* Direction
Quote the listing in full, exactly as given, minus any pictures.

BEGIN Available data

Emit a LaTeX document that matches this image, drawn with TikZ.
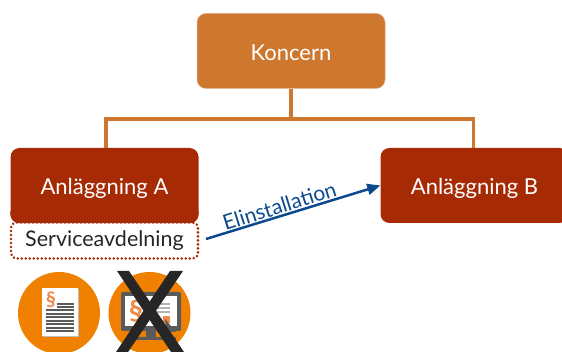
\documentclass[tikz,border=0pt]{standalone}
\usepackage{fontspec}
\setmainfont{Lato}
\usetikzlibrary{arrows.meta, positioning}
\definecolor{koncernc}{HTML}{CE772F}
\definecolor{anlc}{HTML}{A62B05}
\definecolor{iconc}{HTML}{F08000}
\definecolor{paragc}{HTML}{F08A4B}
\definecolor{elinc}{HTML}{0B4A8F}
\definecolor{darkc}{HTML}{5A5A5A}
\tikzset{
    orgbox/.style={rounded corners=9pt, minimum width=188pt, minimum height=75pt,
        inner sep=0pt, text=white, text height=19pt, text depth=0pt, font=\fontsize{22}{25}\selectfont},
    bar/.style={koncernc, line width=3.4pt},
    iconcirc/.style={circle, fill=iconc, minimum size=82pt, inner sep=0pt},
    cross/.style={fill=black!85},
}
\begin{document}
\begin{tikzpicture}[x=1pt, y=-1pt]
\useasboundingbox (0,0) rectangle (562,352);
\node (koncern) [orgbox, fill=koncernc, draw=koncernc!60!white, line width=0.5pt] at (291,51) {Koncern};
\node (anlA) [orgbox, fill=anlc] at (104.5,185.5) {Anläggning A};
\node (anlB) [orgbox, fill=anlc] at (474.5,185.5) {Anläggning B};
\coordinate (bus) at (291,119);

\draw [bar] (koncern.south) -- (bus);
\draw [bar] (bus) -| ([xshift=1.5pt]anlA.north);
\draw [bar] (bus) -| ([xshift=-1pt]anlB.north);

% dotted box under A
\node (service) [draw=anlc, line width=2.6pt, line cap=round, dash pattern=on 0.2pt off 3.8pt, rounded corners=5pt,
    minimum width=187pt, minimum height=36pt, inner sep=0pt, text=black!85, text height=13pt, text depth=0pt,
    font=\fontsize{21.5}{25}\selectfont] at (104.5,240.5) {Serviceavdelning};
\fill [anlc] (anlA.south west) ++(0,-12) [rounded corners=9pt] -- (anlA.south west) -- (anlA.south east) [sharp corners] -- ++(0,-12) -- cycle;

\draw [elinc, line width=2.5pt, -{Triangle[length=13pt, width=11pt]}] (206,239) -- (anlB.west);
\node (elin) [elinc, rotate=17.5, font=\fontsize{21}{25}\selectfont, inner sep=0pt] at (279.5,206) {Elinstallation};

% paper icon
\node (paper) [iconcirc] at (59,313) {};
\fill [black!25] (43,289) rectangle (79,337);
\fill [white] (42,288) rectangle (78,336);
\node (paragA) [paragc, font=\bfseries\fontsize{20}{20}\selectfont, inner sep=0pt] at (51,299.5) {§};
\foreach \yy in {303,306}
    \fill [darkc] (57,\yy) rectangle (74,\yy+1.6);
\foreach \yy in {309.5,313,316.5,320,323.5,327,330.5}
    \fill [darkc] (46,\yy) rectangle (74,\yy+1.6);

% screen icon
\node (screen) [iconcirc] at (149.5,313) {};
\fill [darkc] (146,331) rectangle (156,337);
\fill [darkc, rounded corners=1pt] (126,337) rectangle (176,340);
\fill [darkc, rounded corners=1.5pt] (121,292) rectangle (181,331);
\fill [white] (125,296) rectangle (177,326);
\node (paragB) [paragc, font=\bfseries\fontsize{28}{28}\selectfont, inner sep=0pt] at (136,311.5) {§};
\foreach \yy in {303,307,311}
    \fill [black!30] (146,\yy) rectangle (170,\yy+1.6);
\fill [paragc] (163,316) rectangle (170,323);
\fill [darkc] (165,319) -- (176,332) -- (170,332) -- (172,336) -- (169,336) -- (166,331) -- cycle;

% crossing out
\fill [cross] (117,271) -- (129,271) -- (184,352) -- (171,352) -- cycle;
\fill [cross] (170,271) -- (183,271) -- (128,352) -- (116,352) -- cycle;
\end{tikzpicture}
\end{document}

END Available data

* Exercise solution
Emit a LaTeX document that matches this image, drawn with TikZ.
\documentclass[tikz,border=0pt]{standalone}
\usepackage{fontspec}
\setmainfont{Lato}
\usetikzlibrary{arrows.meta, positioning}
\definecolor{koncernc}{HTML}{CE772F}
\definecolor{anlc}{HTML}{A62B05}
\definecolor{iconc}{HTML}{F08000}
\definecolor{paragc}{HTML}{F08A4B}
\definecolor{elinc}{HTML}{0B4A8F}
\definecolor{darkc}{HTML}{5A5A5A}
\tikzset{
    orgbox/.style={rounded corners=9pt, minimum width=188pt, minimum height=75pt,
        inner sep=0pt, text=white, text height=19pt, text depth=0pt, font=\fontsize{22}{25}\selectfont},
    bar/.style={koncernc, line width=3.4pt},
    iconcirc/.style={circle, fill=iconc, minimum size=82pt, inner sep=0pt},
    cross/.style={fill=black!85},
}
\begin{document}
\begin{tikzpicture}[x=1pt, y=-1pt]
\useasboundingbox (0,0) rectangle (562,352);
\node (koncern) [orgbox, fill=koncernc, draw=koncernc!60!white, line width=0.5pt] at (291,51) {Koncern};
\node (anlA) [orgbox, fill=anlc] at (104.5,185.5) {Anläggning A};
\node (anlB) [orgbox, fill=anlc] at (474.5,185.5) {Anläggning B};
\coordinate (bus) at (291,119);

\draw [bar] (koncern.south) -- (bus);
\draw [bar] (bus) -| ([xshift=1.5pt]anlA.north);
\draw [bar] (bus) -| ([xshift=-1pt]anlB.north);

% dotted box under A
\node (service) [draw=anlc, line width=2.6pt, line cap=round, dash pattern=on 0.2pt off 3.8pt, rounded corners=5pt,
    minimum width=187pt, minimum height=36pt, inner sep=0pt, text=black!85, text height=13pt, text depth=0pt,
    font=\fontsize{21.5}{25}\selectfont] at (104.5,240.5) {Serviceavdelning};
\fill [anlc] (anlA.south west) ++(0,-12) [rounded corners=9pt] -- (anlA.south west) -- (anlA.south east) [sharp corners] -- ++(0,-12) -- cycle;

\draw [elinc, line width=2.5pt, -{Triangle[length=13pt, width=11pt]}] (206,239) -- (anlB.west);
\node (elin) [elinc, rotate=17.5, font=\fontsize{21}{25}\selectfont, inner sep=0pt] at (279.5,206) {Elinstallation};

% paper icon
\node (paper) [iconcirc] at (59,313) {};
\fill [black!25] (43,289) rectangle (79,337);
\fill [white] (42,288) rectangle (78,336);
\node (paragA) [paragc, font=\bfseries\fontsize{20}{20}\selectfont, inner sep=0pt] at (51,299.5) {§};
\foreach \yy in {303,306}
    \fill [darkc] (57,\yy) rectangle (74,\yy+1.6);
\foreach \yy in {309.5,313,316.5,320,323.5,327,330.5}
    \fill [darkc] (46,\yy) rectangle (74,\yy+1.6);

% screen icon
\node (screen) [iconcirc] at (149.5,313) {};
\fill [darkc] (146,331) rectangle (156,337);
\fill [darkc, rounded corners=1pt] (126,337) rectangle (176,340);
\fill [darkc, rounded corners=1.5pt] (121,292) rectangle (181,331);
\fill [white] (125,296) rectangle (177,326);
\node (paragB) [paragc, font=\bfseries\fontsize{28}{28}\selectfont, inner sep=0pt] at (136,311.5) {§};
\foreach \yy in {303,307,311}
    \fill [black!30] (146,\yy) rectangle (170,\yy+1.6);
\fill [paragc] (163,316) rectangle (170,323);
\fill [darkc] (165,319) -- (176,332) -- (170,332) -- (172,336) -- (169,336) -- (166,331) -- cycle;

% crossing out
\fill [cross] (117,271) -- (129,271) -- (184,352) -- (171,352) -- cycle;
\fill [cross] (170,271) -- (183,271) -- (128,352) -- (116,352) -- cycle;
\end{tikzpicture}
\end{document}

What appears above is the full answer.